Problem: Beginning with the opening line of the entries, return every line through the one containing "480, 500, 520, 540, 560, 580, 600, 620, 640, 660]", both included, and nothing else. Omit pictures.

Given information:
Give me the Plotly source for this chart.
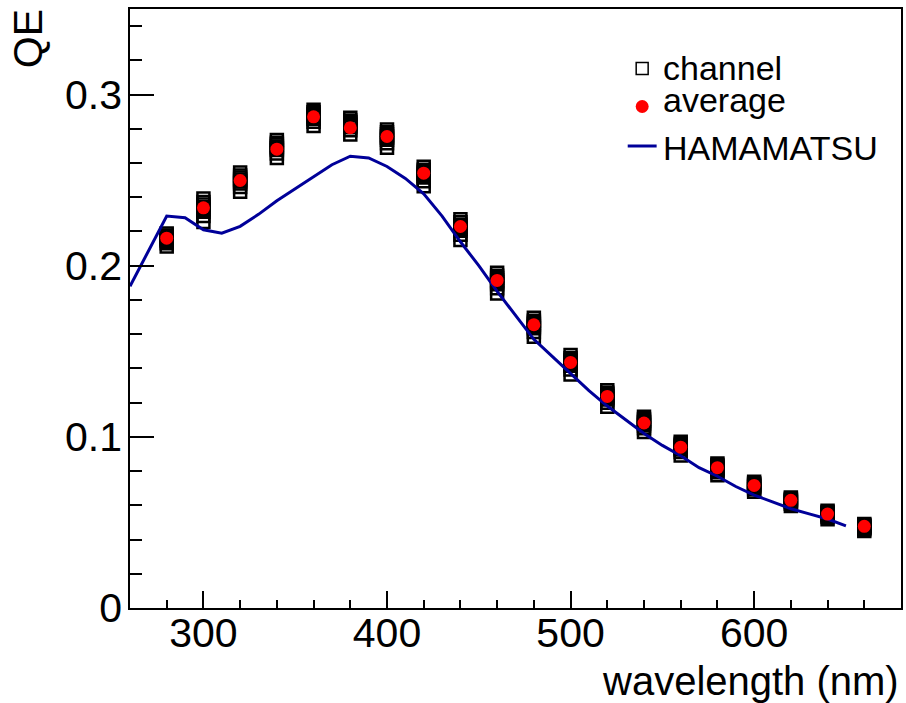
import plotly.graph_objects as go

# ---------------- data ----------------
wavelength = [280, 300, 320, 340, 360, 380, 400, 420, 440, 460,
              480, 500, 520, 540, 560, 580, 600, 620, 640, 660]

# individual channels (8 read per wavelength, highest to lowest)
channel_1 = [0.2188, 0.2393, 0.2544, 0.2735, 0.2911, 0.2864, 0.2796, 0.2578, 0.2272, 0.1959,
             0.1696, 0.1478, 0.1273, 0.1117, 0.0971, 0.0845, 0.0738, 0.0646, 0.0568, 0.0491]
channel_2 = [0.2177, 0.2372, 0.2527, 0.2719, 0.2897, 0.2849, 0.2780, 0.2561, 0.2254, 0.1941,
             0.1679, 0.1461, 0.1258, 0.1104, 0.0959, 0.0835, 0.0729, 0.0639, 0.0561, 0.0485]
channel_3 = [0.2168, 0.2357, 0.2515, 0.2708, 0.2887, 0.2839, 0.2768, 0.2549, 0.2240, 0.1928,
             0.1667, 0.1449, 0.1248, 0.1094, 0.0950, 0.0827, 0.0723, 0.0633, 0.0555, 0.0480]
channel_4 = [0.2161, 0.2343, 0.2504, 0.2697, 0.2877, 0.2829, 0.2757, 0.2537, 0.2228, 0.1915,
             0.1656, 0.1437, 0.1238, 0.1085, 0.0942, 0.0820, 0.0717, 0.0628, 0.0550, 0.0476]
channel_5 = [0.2153, 0.2330, 0.2492, 0.2687, 0.2868, 0.2819, 0.2747, 0.2526, 0.2216, 0.1903,
             0.1645, 0.1426, 0.1228, 0.1076, 0.0934, 0.0813, 0.0711, 0.0623, 0.0545, 0.0472]
channel_6 = [0.2145, 0.2316, 0.2481, 0.2676, 0.2858, 0.2809, 0.2736, 0.2515, 0.2204, 0.1891,
             0.1634, 0.1415, 0.1219, 0.1067, 0.0926, 0.0806, 0.0705, 0.0618, 0.0540, 0.0468]
channel_7 = [0.2131, 0.2290, 0.2460, 0.2656, 0.2841, 0.2791, 0.2716, 0.2493, 0.2181, 0.1868,
             0.1613, 0.1393, 0.1200, 0.1050, 0.0911, 0.0793, 0.0694, 0.0609, 0.0531, 0.0460]
channel_8 = [0.2112, 0.2255, 0.2432, 0.2630, 0.2817, 0.2766, 0.2689, 0.2465, 0.2150, 0.1838,
             0.1585, 0.1365, 0.1176, 0.1028, 0.0891, 0.0775, 0.0679, 0.0596, 0.0518, 0.0450]
channels = [channel_1, channel_2, channel_3, channel_4,
            channel_5, channel_6, channel_7, channel_8]

average_qe = [0.2161, 0.2338, 0.2498, 0.2681, 0.2870, 0.2806, 0.2755, 0.2541, 0.2229, 0.1914,
              0.1655, 0.1435, 0.1236, 0.1081, 0.0940, 0.0820, 0.0716, 0.0629, 0.0549, 0.0477]

hama_wavelength = [260, 280, 290, 300, 310, 320, 330, 340, 350, 360, 370, 380, 390, 400,
                   410, 420, 430, 440, 450, 460, 470, 480, 490, 500, 510, 520, 530, 540,
                   550, 560, 570, 580, 590, 600, 610, 620, 630, 640, 650]
hama_qe = [0.188, 0.229, 0.228, 0.221, 0.219, 0.223, 0.230, 0.238, 0.245, 0.252, 0.259,
           0.264, 0.263, 0.258, 0.251, 0.242, 0.229, 0.214, 0.200, 0.185, 0.171, 0.157,
           0.147, 0.137, 0.127, 0.118, 0.110, 0.102, 0.095, 0.089, 0.082, 0.077, 0.071,
           0.066, 0.062, 0.058, 0.055, 0.052, 0.048]

x_range = [260, 680]
y_range = [0, 0.35]
x_ticks = [300, 400, 500, 600]
y_ticks = [0, 0.1, 0.2, 0.3]
y_ticktext = ["0", "0.1", "0.2", "0.3"]

# ---------------- figure ----------------
# the page body margin is removed (post_script), so the figure fills the window
W, H = 906, 703
ML, MR, MT, MB = 130, 3, 9, 95
PW, PH = W - ML - MR, H - MT - MB
FONT = "Liberation Sans, Arial, Helvetica, sans-serif"
NAVY = "#000099"


def px(x):
    """window x pixel -> paper x"""
    return (x - ML) / PW


def py(y):
    """window y pixel -> paper y"""
    return (H - MB - y) / PH


fig = go.Figure()

for ch in channels:
    fig.add_trace(go.Scatter(
        x=wavelength, y=ch, mode="markers", showlegend=False,
        marker=dict(symbol="square-open", size=12, color="black",
                    line=dict(color="black", width=2.5)),
        hoverinfo="skip"))

fig.add_trace(go.Scatter(
    x=hama_wavelength, y=hama_qe, mode="lines", showlegend=False,
    line=dict(color=NAVY, width=3)))

fig.add_trace(go.Scatter(
    x=wavelength, y=average_qe, mode="markers", showlegend=False,
    marker=dict(symbol="circle", size=13, color="#ff0000", line=dict(width=0))))

axis_common = dict(
    showline=True, mirror=True, linecolor="black", linewidth=1.5,
    ticks="inside", tickcolor="black", tickwidth=1.5,
    showgrid=False, zeroline=False,
    tickfont=dict(family=FONT, size=41, color="black"),
)

fig.update_xaxes(range=x_range, tickvals=x_ticks, ticklen=17, ticklabelstandoff=-12,
                 minor=dict(dtick=20, tick0=0, ticks="inside", ticklen=8,
                            tickcolor="black", tickwidth=1.5, showgrid=False),
                 **axis_common)
fig.update_yaxes(range=y_range, tickvals=y_ticks, ticktext=y_ticktext, ticklen=24,
                 ticklabelstandoff=-2,
                 minor=dict(dtick=0.02, tick0=0, ticks="inside", ticklen=12,
                            tickcolor="black", tickwidth=1.5, showgrid=False),
                 **axis_common)

# axis titles (ROOT style, aligned to the ends)
fig.add_annotation(text="wavelength (nm)", xref="paper", yref="paper",
                   x=1.0, y=py(681), xanchor="right", yanchor="middle",
                   showarrow=False, font=dict(family=FONT, size=40, color="black"))
fig.add_annotation(text="QE", xref="paper", yref="paper", textangle=-90,
                   x=px(28), y=py(39), xanchor="center", yanchor="middle",
                   showarrow=False, font=dict(family=FONT, size=41, color="black"))

# legend (drawn manually, borderless like the reference)
fig.add_shape(type="rect", xref="paper", yref="paper",
              x0=px(637.5), x1=px(649.5), y0=py(74.5), y1=py(62.5),
              line=dict(color="black", width=1.5), fillcolor="rgba(0,0,0,0)")
fig.add_shape(type="circle", xref="paper", yref="paper",
              x0=px(637), x1=px(650), y0=py(113), y1=py(100),
              line=dict(width=0), fillcolor="#ff0000")
fig.add_shape(type="line", xref="paper", yref="paper",
              x0=px(629), x1=px(658), y0=py(146), y1=py(146),
              line=dict(color=NAVY, width=3))
for label, yc in [("channel", 68), ("average", 100), ("HAMAMATSU", 148)]:
    fig.add_annotation(text=label, xref="paper", yref="paper",
                       x=px(662), y=py(yc), xanchor="left", yanchor="middle",
                       showarrow=False, font=dict(family=FONT, size=34, color="black"))

fig.update_layout(
    width=W, height=H,
    margin=dict(l=ML, r=MR, t=MT, b=MB),
    paper_bgcolor="white", plot_bgcolor="white",
    showlegend=False,
)

fig.write_html("out.html",
               config={"displayModeBar": False},
               post_script="document.body.style.margin='0px';"
                           "document.body.style.overflow='hidden';")
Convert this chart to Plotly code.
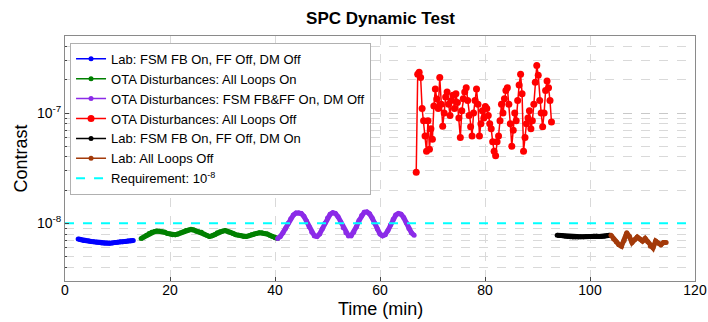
import numpy as np
import plotly.graph_objects as go

# ---------------- data ----------------
blue_name = "Lab: FSM FB On, FF Off, DM Off"
blue_t0, blue_dt = 2.5, 0.5
blue_v = [7.2, 7.1, 7.0, 6.95, 6.9, 6.85, 6.8, 6.75, 6.7, 6.65, 6.6, 6.6, 6.6,
          6.65, 6.7, 6.75, 6.8, 6.8, 6.85, 6.9, 6.95, 7.0]  # x1e-9

green_name = "OTA Disturbances: All Loops On"
green_t0, green_dt = 14.5, 0.5
green_v = [7.3, 7.5, 7.8, 8.1, 8.3, 8.4, 8.5, 8.5, 8.4, 8.3, 8.1, 8.0, 7.9, 7.9,
           8.0, 8.2, 8.4, 8.6, 8.7, 8.8, 8.7, 8.5, 8.4, 8.3, 8.0, 7.8, 7.6, 7.7,
           7.9, 8.2, 8.4, 8.5, 8.6, 8.5, 8.3, 8.1, 7.9, 7.8, 7.7, 7.6, 7.6, 7.7,
           7.9, 8.0, 8.1, 8.2, 8.2, 8.1, 8.0, 7.8, 7.6, 7.4, 7.3]  # x1e-9

purple_name = "OTA Disturbances: FSM FB&FF On, DM Off"
purple_t0, purple_dt = 40.5, 0.5
purple_v = [7.3, 7.6, 8.2, 9.0, 10.0, 11.0, 11.9, 12.4, 12.5, 12.3, 11.6, 10.5,
            9.3, 8.3, 7.7, 7.6, 8.0, 8.9, 10.0, 11.2, 12.1, 12.5, 12.3, 11.5,
            10.3, 9.1, 8.2, 7.7, 7.7, 8.3, 9.3, 10.6, 11.8, 12.6, 12.7, 12.2,
            11.2, 10.0, 8.9, 8.0, 7.7, 7.9, 8.6, 9.7, 10.9, 11.9, 12.3, 12.1,
            11.3, 10.1, 9.0, 8.2, 7.8]  # x1e-9

red_name = "OTA Disturbances: All Loops Off"
red_t0, red_dt = 66.9, 0.28
red_v = [0.29, 2.25, 2.35, 2.1, 1.1, 0.85, 0.62, 0.45, 0.85, 0.47, 0.72, 0.58,
         1.16, 1.65, 1.34, 1.1, 2.1, 1.2, 0.76, 1.0, 1.4, 1.55, 1.2, 0.95, 1.3,
         1.45, 1.1, 1.5, 1.25, 0.9, 0.6, 1.05, 1.35, 1.55, 1.7, 1.3, 0.95, 0.75,
         0.62, 1.0, 1.3, 1.65, 1.2, 0.62, 0.8, 1.05, 0.9, 1.15, 1.1, 0.95, 0.8,
         0.72, 0.55, 0.45, 0.41, 0.55, 0.62, 0.85, 1.2, 1.0, 1.35, 1.6, 1.7, 1.2,
         0.8, 0.5, 0.7, 1.0, 0.85, 1.3, 1.8, 2.25, 1.5, 0.45, 0.6, 0.8, 0.9, 1.05,
         0.72, 0.85, 1.2, 1.9, 2.7, 2.2, 1.3, 1.0, 0.75, 1.0, 1.6, 1.95, 1.7, 1.3,
         0.83]  # x1e-7

black_name = "Lab: FSM FB On, FF Off, DM On"
black_t0, black_dt = 93.75, 0.5
black_v = [7.8, 7.75, 7.7, 7.65, 7.6, 7.55, 7.5, 7.5, 7.5, 7.55, 7.55, 7.6, 7.6,
           7.6, 7.65, 7.65, 7.6, 7.6, 7.65, 7.7, 7.8]  # x1e-9

brown_name = "Lab: All Loops Off"
brown_t0, brown_dt = 104.0, 0.5
brown_v = [7.8, 7.2, 6.8, 6.4, 6.2, 7.0, 8.2, 7.6, 6.7, 7.1, 7.5, 7.2, 6.9, 7.3,
           6.8, 6.2, 6.0, 6.9, 6.6, 6.4, 6.7, 6.7]  # x1e-9

req_name = "Requirement: 10<sup>-8</sup>"
req_x = [0, 120]
req_v = [1e-8, 1e-8]

x_ticks = [0, 20, 40, 60, 80, 100, 120]
y_ticks = [1e-8, 1e-7]
y_ticktext = ["10<sup>-8</sup>", "10<sup>-7</sup>"]

# ---------------- figure ----------------
FONT = "Arial, Liberation Sans, sans-serif"
fig = go.Figure()

series = [
    (blue_name, blue_t0, blue_dt, blue_v, 1e-9, "#0000FF", 5, 5),
    (green_name, green_t0, green_dt, green_v, 1e-9, "#008000", 5, 5),
    (purple_name, purple_t0, purple_dt, purple_v, 1e-9, "#8B2BE8", 5, 5),
    (red_name, red_t0, red_dt, red_v, 1e-7, "#FF0000", 7, 0),
    (black_name, black_t0, black_dt, black_v, 1e-9, "#000000", 5, 5),
    (brown_name, brown_t0, brown_dt, brown_v, 1e-9, "#A33A0A", 5, 5),
]
for i, (name, t0, dt, vals, scale, col, ms, bw) in enumerate(series):
    t = [t0 + k * dt for k in range(len(vals))]
    y = [v * scale for v in vals]
    if bw:
        fig.add_trace(go.Scatter(
            x=t, y=y, mode="lines", showlegend=False, hoverinfo="skip",
            legendgroup=f"g{i}", line=dict(color=col, width=bw),
        ))
    fig.add_trace(go.Scatter(
        x=t, y=y, name=name, mode="lines+markers", legendgroup=f"g{i}",
        line=dict(color=col, width=1.5),
        marker=dict(color=col, size=ms),
    ))

fig.add_trace(go.Scatter(
    x=req_x, y=req_v, name=req_name, mode="lines",
    line=dict(color="#00FFFF", width=2, dash="dash"),
))

grid_col = "#d9d9d9"
minor_vals = []
for dec in [1e-9, 1e-8, 1e-7]:
    for k in range(2, 10):
        v = k * dec
        if 3e-9 <= v <= 5e-7:
            minor_vals.append(v)

fig.update_layout(
    template="none",
    width=708, height=322,
    margin=dict(l=65, r=13, t=36, b=41, autoexpand=False),
    paper_bgcolor="white", plot_bgcolor="white",
    font=dict(family=FONT, size=14, color="#000"),
    title=dict(text="<b>SPC Dynamic Test</b>", x=0.5375, xanchor="center",
               y=0.944, yanchor="middle", font=dict(size=17, color="#000")),
    showlegend=True,
    legend=dict(x=0.008, y=0.972, xanchor="left", yanchor="top",
                bgcolor="white", bordercolor="#b0b0b0", borderwidth=1,
                font=dict(size=13, color="#000"), tracegroupgap=0,
                itemwidth=30),
    annotations=[
        dict(text="Time (min)", xref="paper", yref="paper", x=0.5, y=-0.116,
             xanchor="center", yanchor="middle", showarrow=False,
             font=dict(size=18)),
        dict(text="Contrast", xref="paper", yref="paper", x=-0.0714, y=0.5,
             xanchor="center", yanchor="middle", showarrow=False,
             textangle=-90, font=dict(size=18)),
    ],
)
fig.update_xaxes(
    range=[0, 120], tickvals=x_ticks, ticks="inside", ticklen=4,
    ticklabelstandoff=-4,
    automargin=False,
    showline=True, linecolor="#8a8a8a", linewidth=1, mirror=True,
    showgrid=True, gridcolor=grid_col, griddash="dash", gridwidth=1,
    zeroline=False, tickfont=dict(size=14),
)
fig.update_yaxes(
    type="log", range=[np.log10(3e-9), np.log10(5e-7)],
    automargin=False,
    tickvals=y_ticks, ticktext=y_ticktext, ticks="inside", ticklen=4,
    showline=True, linecolor="#8a8a8a", linewidth=1, mirror=True,
    showgrid=True, gridcolor="#c8c8c8", griddash="dash", gridwidth=1,
    zeroline=False, tickfont=dict(size=14),
    minor=dict(tickvals=minor_vals, showgrid=True, gridcolor=grid_col,
               griddash="dash", ticks="inside", ticklen=2),
)

fig.write_html(
    "out.html",
    config={"displayModeBar": False},
    post_script="document.body.style.margin='0';document.body.style.padding='0';",
)
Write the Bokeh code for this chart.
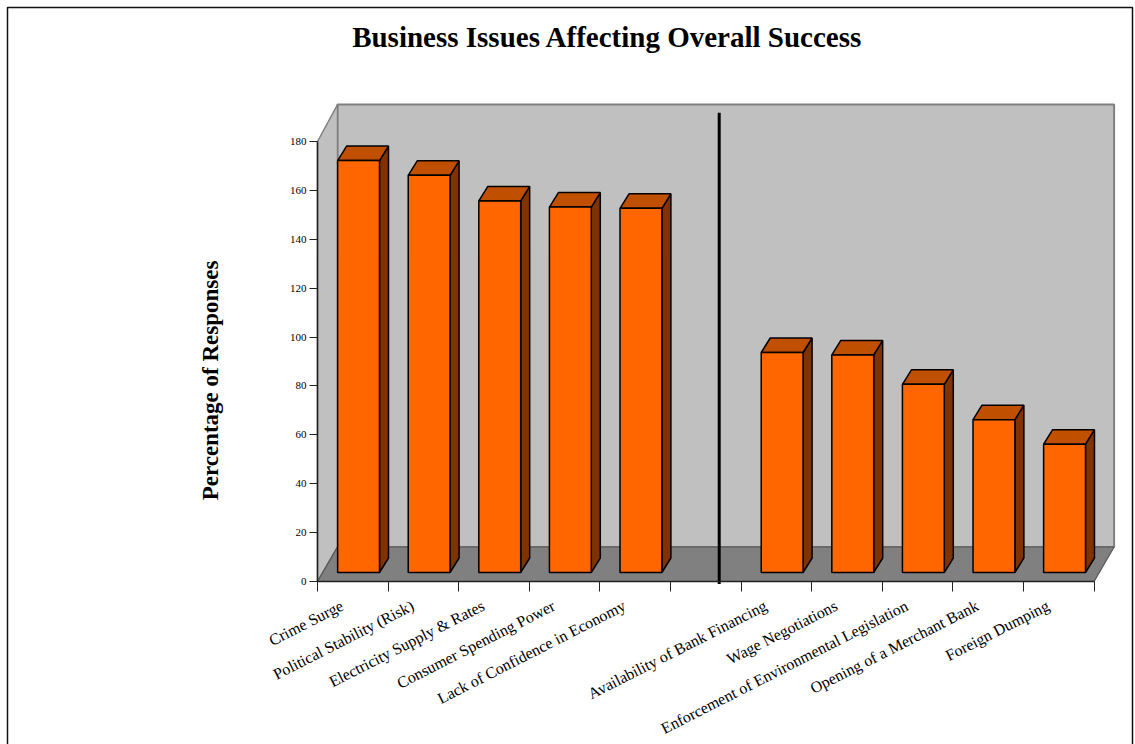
from bokeh.plotting import figure
from bokeh.models import LinearAxis, FixedTicker, Range1d, ColumnDataSource, Label, BoxAnnotation
from bokeh.embed import file_html
from bokeh.resources import INLINE
import math

# ---------------- data ----------------
title_text = "Business Issues Affecting Overall Success"
y_label_text = "Percentage of Responses"

group1_categories = ["Crime Surge", "Political Stability (Risk)", "Electricity Supply & Rates",
                     "Consumer Spending Power", "Lack of Confidence in Economy"]
group1_values = [168.5, 162.5, 152, 149.5, 149]

group2_categories = ["Availability of Bank Financing", "Wage Negotiations",
                     "Enforcement of Environmental Legislation", "Opening of a Merchant Bank",
                     "Foreign Dumping"]
group2_values = [90, 89, 77, 62.5, 52.5]

y_ticks = [0, 20, 40, 60, 80, 100, 120, 140, 160, 180]

# slot positions: 5 bars, a blank slot, 5 bars
slots = list(range(0, 5)) + list(range(6, 11))
categories = group1_categories + group2_categories
values = group1_values + group2_values
N_SLOTS = 11

# ---------------- style ----------------
W, H = 1135, 744
ORIGIN_X, ORIGIN_Y = 317, 581   # pixel position of the axes origin
PX_X = 70.6      # pixels per slot
PX_Y = 2.4444    # pixels per value unit
SERIF = "Liberation Serif"

DX = 20 / PX_X          # wall depth offset (x)
DY = 34.5 / PX_Y        # wall depth offset (y)
WALL_TOP = 181
BAR_L, BAR_R = 0.285, 0.878
BAR_BASE = 9 / PX_Y     # front face bottom (depth shift)
BDX = 9 / PX_X          # bar depth
BDY = 14.5 / PX_Y
DIVIDER_X = 5.69
LABEL_SHIFT = 0.35      # category label anchor inside a slot

# the frame fills the whole canvas; axes are pinned at the data origin
p = figure(width=W, height=H, output_backend="svg", toolbar_location=None,
           x_range=Range1d(-ORIGIN_X / PX_X, (W - ORIGIN_X) / PX_X),
           y_range=Range1d(-(H - ORIGIN_Y) / PX_Y, ORIGIN_Y / PX_Y),
           x_axis_type=None, y_axis_type=None,
           min_border_left=0, min_border_right=0, min_border_top=0, min_border_bottom=0)
p.outline_line_color = None
p.background_fill_color = "white"
p.border_fill_color = "white"

# walls and floor
p.quad(left=[DX], right=[N_SLOTS + DX], bottom=[DY], top=[WALL_TOP + DY],
       fill_color="#C0C0C0", line_color="#808080", line_width=2)
p.patch([0, DX, DX, 0], [0, DY, WALL_TOP + DY, 180],
        fill_color="#C0C0C0", line_color="#808080", line_width=1.5)
p.patch([0, N_SLOTS, N_SLOTS + DX, DX], [0, 0, DY, DY],
        fill_color="#808080", line_color="#555555", line_width=1.2)

# divider line
p.segment(x0=[DIVIDER_X], y0=[-1], x1=[DIVIDER_X], y1=[191.8], line_color="black", line_width=3)

# bars
lefts = [s + BAR_L for s in slots]
rights = [s + BAR_R for s in slots]
tops = [v + BAR_BASE for v in values]
front = ColumnDataSource(dict(left=lefts, right=rights, bottom=[BAR_BASE] * len(values), top=tops))
top_xs = [[l, r, r + BDX, l + BDX] for l, r in zip(lefts, rights)]
top_ys = [[t, t, t + BDY, t + BDY] for t in tops]
side_xs = [[r, r + BDX, r + BDX, r] for r in rights]
side_ys = [[BAR_BASE, BAR_BASE + BDY, t + BDY, t] for t in tops]

p.patches(side_xs, side_ys, fill_color="#803300", line_color="black", line_width=1.5)
p.patches(top_xs, top_ys, fill_color="#C04F00", line_color="black", line_width=1.5)
p.quad(source=front, left="left", right="right", bottom="bottom", top="top",
       fill_color="#FF6600", line_color="black", line_width=1.5)

# y axis
yaxis = LinearAxis(ticker=FixedTicker(ticks=y_ticks, minor_ticks=[]), bounds=(0, 180),
                   fixed_location=0)
yaxis.axis_line_color = "#222222"
yaxis.axis_line_width = 1.5
yaxis.major_tick_out = 8
yaxis.major_tick_in = 0
yaxis.major_tick_line_color = "#222222"
yaxis.minor_tick_line_color = None
yaxis.major_label_standoff = 3
yaxis.major_label_text_font = SERIF
yaxis.major_label_text_font_size = "11px"
yaxis.major_label_text_color = "black"
p.add_layout(yaxis, "left")

# x axis
label_pos = [s + LABEL_SHIFT for s in slots]
xaxis = LinearAxis(ticker=FixedTicker(ticks=label_pos, minor_ticks=list(range(N_SLOTS + 1))),
                   bounds=(0, N_SLOTS), fixed_location=0)
xaxis.major_label_overrides = {c: name for c, name in zip(label_pos, categories)}
xaxis.axis_line_color = "#222222"
xaxis.axis_line_width = 1.5
xaxis.major_tick_out = 0
xaxis.major_tick_in = 0
xaxis.major_tick_line_color = None
xaxis.minor_tick_out = 10
xaxis.minor_tick_in = 0
xaxis.minor_tick_line_color = "#222222"
xaxis.minor_tick_line_width = 1
xaxis.major_label_orientation = math.radians(27)
xaxis.major_label_standoff = 13
xaxis.major_label_text_font = SERIF
xaxis.major_label_text_font_size = "16px"
xaxis.major_label_text_color = "black"
p.add_layout(xaxis, "below")

# title and y-axis title (screen units: frame == canvas)
p.add_layout(Label(x=607, y=H - 36, x_units="screen", y_units="screen", text=title_text,
                   text_font=SERIF, text_font_style="bold", text_font_size="29px",
                   text_align="center", text_baseline="middle", text_color="black"))
p.add_layout(Label(x=210, y=H - 380, x_units="screen", y_units="screen", text=y_label_text,
                   angle=math.pi / 2, text_font=SERIF, text_font_style="bold",
                   text_font_size="23px", text_align="center", text_baseline="middle",
                   text_color="black"))

# page border
p.add_layout(BoxAnnotation(left=7, right=1132, top=H - 7, bottom=-30,
                           left_units="screen", right_units="screen",
                           top_units="screen", bottom_units="screen",
                           fill_alpha=0, line_color="#111111", line_alpha=1.0, line_width=1.5))

open("out.html", "w").write(file_html(p, INLINE))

In response:
Give me the Plotly source for this chart.
import plotly.graph_objects as go

# ---------------- data ----------------
wavelength = [280, 300, 320, 340, 360, 380, 400, 420, 440, 460,
              480, 500, 520, 540, 560, 580, 600, 620, 640, 660]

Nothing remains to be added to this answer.